W pierwszych minutach Arka wypracowała kilka stałych fragmentów gry, które mogły być sporym zagrożeniem dla bramki Santosu, jednak obyło się bez konsekwencji. W dalszej części pierwszej połowy gospodarze mieli spory problem, aby wyjść ze składną akcją. Lepiej radzili sobie przyjezdni, którzy często zapuszczali się w okolice pola karnego miejscowych. Na szczęście na ich drodze stawali obrońcy lub bramkarz Michał Hajdasz.

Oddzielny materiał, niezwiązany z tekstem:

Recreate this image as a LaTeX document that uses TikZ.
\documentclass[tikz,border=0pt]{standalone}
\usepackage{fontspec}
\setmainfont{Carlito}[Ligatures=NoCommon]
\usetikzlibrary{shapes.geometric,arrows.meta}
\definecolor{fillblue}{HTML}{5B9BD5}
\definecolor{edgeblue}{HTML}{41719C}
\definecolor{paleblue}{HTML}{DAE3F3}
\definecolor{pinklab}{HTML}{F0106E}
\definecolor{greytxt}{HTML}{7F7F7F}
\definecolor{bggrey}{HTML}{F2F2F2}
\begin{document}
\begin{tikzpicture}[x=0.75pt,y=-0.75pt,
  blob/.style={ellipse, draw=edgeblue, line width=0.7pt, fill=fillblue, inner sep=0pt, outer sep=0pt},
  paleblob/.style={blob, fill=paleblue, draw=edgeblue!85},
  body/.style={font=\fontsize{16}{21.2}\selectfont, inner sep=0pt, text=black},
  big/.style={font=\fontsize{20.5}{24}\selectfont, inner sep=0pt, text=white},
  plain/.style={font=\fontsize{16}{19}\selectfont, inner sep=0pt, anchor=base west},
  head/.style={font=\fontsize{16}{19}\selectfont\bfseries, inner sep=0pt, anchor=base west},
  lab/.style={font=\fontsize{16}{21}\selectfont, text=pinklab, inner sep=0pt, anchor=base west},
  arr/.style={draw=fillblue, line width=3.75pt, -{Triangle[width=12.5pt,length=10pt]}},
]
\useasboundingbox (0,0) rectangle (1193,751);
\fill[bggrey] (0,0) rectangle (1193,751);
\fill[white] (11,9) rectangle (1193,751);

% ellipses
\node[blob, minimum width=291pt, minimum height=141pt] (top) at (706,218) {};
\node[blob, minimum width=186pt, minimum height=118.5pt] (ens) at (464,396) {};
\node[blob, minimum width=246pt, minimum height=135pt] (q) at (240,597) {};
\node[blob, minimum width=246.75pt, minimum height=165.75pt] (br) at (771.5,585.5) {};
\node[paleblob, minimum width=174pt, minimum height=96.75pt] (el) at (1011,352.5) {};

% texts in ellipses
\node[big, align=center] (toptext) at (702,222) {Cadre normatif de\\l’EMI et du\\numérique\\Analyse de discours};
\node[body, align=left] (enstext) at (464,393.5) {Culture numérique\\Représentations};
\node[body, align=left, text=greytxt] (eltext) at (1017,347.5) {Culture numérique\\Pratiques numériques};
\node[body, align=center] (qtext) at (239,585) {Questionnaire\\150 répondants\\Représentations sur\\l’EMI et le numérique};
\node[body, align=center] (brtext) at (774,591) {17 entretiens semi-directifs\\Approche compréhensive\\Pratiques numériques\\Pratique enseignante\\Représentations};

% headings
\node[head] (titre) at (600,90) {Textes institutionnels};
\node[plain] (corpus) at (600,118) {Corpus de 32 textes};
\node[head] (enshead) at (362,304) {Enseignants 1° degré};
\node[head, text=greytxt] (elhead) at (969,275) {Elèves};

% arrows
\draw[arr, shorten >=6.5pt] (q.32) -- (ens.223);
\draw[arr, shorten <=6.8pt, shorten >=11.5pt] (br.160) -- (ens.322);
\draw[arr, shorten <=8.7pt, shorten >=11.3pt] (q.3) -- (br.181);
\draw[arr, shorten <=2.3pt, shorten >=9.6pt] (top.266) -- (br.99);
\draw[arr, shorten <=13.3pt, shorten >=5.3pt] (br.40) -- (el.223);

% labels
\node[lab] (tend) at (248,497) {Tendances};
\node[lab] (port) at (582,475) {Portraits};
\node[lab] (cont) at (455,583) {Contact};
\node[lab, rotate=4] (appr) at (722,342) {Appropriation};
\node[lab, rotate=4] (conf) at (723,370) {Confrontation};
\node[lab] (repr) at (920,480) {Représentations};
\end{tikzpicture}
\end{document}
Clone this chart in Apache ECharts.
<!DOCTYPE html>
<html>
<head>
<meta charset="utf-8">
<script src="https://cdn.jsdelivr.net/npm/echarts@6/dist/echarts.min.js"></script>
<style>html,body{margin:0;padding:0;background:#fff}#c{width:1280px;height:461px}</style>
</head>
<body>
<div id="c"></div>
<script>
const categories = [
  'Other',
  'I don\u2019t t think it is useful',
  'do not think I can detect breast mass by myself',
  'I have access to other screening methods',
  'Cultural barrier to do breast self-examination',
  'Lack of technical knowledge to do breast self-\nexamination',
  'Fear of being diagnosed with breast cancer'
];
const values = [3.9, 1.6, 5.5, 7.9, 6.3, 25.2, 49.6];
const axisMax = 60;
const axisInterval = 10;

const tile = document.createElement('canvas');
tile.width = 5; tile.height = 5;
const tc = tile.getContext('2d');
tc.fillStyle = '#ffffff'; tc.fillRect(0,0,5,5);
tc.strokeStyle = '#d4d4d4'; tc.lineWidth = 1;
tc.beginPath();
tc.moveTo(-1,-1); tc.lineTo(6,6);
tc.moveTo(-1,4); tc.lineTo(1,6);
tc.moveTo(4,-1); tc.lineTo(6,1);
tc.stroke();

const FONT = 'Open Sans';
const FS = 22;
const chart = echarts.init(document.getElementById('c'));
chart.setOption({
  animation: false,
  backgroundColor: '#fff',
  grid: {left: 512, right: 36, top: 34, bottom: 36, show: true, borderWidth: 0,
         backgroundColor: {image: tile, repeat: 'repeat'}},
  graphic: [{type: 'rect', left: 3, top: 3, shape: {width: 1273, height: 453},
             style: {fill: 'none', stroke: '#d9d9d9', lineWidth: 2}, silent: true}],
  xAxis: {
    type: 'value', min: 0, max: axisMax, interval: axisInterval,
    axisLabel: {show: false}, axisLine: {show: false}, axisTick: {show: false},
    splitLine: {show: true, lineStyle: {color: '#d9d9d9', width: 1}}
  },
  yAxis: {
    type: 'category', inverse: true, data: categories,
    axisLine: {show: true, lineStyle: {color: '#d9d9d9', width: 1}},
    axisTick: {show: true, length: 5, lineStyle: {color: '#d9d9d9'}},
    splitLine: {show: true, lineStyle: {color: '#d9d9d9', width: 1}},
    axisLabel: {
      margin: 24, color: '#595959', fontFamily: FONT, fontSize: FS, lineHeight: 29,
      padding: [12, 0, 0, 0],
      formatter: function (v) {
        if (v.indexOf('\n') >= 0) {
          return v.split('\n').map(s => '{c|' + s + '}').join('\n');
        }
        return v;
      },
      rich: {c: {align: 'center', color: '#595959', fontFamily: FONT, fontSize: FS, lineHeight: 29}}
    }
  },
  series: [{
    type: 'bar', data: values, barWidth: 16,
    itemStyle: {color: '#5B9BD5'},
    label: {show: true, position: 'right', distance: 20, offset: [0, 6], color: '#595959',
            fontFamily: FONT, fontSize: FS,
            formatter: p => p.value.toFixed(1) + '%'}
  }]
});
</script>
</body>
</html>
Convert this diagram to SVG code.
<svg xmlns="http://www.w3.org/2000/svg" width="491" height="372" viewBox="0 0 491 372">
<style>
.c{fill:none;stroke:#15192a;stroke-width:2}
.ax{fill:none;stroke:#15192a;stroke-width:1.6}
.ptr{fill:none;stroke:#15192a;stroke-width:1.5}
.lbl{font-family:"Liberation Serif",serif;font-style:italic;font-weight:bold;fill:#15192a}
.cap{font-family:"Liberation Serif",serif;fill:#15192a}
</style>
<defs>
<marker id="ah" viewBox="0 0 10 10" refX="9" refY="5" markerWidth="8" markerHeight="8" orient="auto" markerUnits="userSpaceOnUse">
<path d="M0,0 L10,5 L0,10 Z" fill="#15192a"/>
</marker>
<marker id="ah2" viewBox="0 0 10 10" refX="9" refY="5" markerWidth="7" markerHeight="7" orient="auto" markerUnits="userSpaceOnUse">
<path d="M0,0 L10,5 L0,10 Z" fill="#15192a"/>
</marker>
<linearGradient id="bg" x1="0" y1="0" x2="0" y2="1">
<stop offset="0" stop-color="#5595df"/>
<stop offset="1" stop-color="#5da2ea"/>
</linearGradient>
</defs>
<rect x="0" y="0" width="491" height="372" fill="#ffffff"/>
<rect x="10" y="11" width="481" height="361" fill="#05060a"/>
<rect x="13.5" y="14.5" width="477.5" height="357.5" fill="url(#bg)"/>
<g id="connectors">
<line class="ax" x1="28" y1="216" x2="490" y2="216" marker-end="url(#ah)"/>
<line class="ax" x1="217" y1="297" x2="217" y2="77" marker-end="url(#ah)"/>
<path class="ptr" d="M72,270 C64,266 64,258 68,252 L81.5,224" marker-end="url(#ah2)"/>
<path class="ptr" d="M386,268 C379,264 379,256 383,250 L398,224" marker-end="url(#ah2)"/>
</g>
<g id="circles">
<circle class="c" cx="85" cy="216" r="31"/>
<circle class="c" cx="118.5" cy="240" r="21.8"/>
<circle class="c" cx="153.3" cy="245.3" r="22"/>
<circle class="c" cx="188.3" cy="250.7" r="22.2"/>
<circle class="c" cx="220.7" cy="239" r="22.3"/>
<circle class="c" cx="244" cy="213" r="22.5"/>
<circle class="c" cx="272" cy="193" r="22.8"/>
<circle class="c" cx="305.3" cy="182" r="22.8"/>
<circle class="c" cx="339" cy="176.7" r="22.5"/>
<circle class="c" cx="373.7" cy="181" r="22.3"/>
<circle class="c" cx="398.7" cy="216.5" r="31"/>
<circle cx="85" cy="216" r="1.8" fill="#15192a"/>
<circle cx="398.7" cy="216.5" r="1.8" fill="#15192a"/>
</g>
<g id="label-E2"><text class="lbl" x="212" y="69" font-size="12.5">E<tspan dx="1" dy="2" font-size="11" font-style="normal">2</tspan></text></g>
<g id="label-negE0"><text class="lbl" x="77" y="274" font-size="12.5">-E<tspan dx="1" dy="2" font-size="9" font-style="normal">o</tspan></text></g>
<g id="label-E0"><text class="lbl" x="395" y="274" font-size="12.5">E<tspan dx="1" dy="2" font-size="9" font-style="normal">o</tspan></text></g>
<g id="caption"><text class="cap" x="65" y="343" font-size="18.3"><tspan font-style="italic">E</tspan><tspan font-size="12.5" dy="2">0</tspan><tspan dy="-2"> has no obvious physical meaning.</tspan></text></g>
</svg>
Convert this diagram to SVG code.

W 40 minucie na czystej pozycji znalazł się Nikodem Rafalik, jednak jego rajd na bramkę gości brutalnie przerwał jeden z nowosolan. Arbiter nie wahał się ani chwili i ukarał go czerwoną kartką. Po chwili strzał z rzutu wolnego obronił golkiper Arki, jednak nie zdołał złapać piłki, która po szybkim podaniu trafiła do Mateusza Szymanka, a ten z bliska wpakował ją do siatki.
Pomimo gry w osłabieniu, przyjezdni ani myśleli pogodzić się z wynikiem i robili wszystko, aby zdobyć chociażby jedną bramkę. To na szczęście im się nie udało. Co więcej, w 62 minucie Santos zdobył drugiego gola. Tym razem z rzutu wolnego uderzał Wojciech Szczepanek. Bramkarz ponownie „wypluł” przed siebie piłkę i znów dopadł do niej M. Szymanek, który celnym uderzeniem ustalił wynik spotkania.
W kolejnych minutach „święci” mogli jeszcze podwyższyć, jednak zabrakło precyzji i opanowania. Niemniej trzy punkty zostały w Świebodzinie, a Santos awansował na 10 miejsce w tabeli.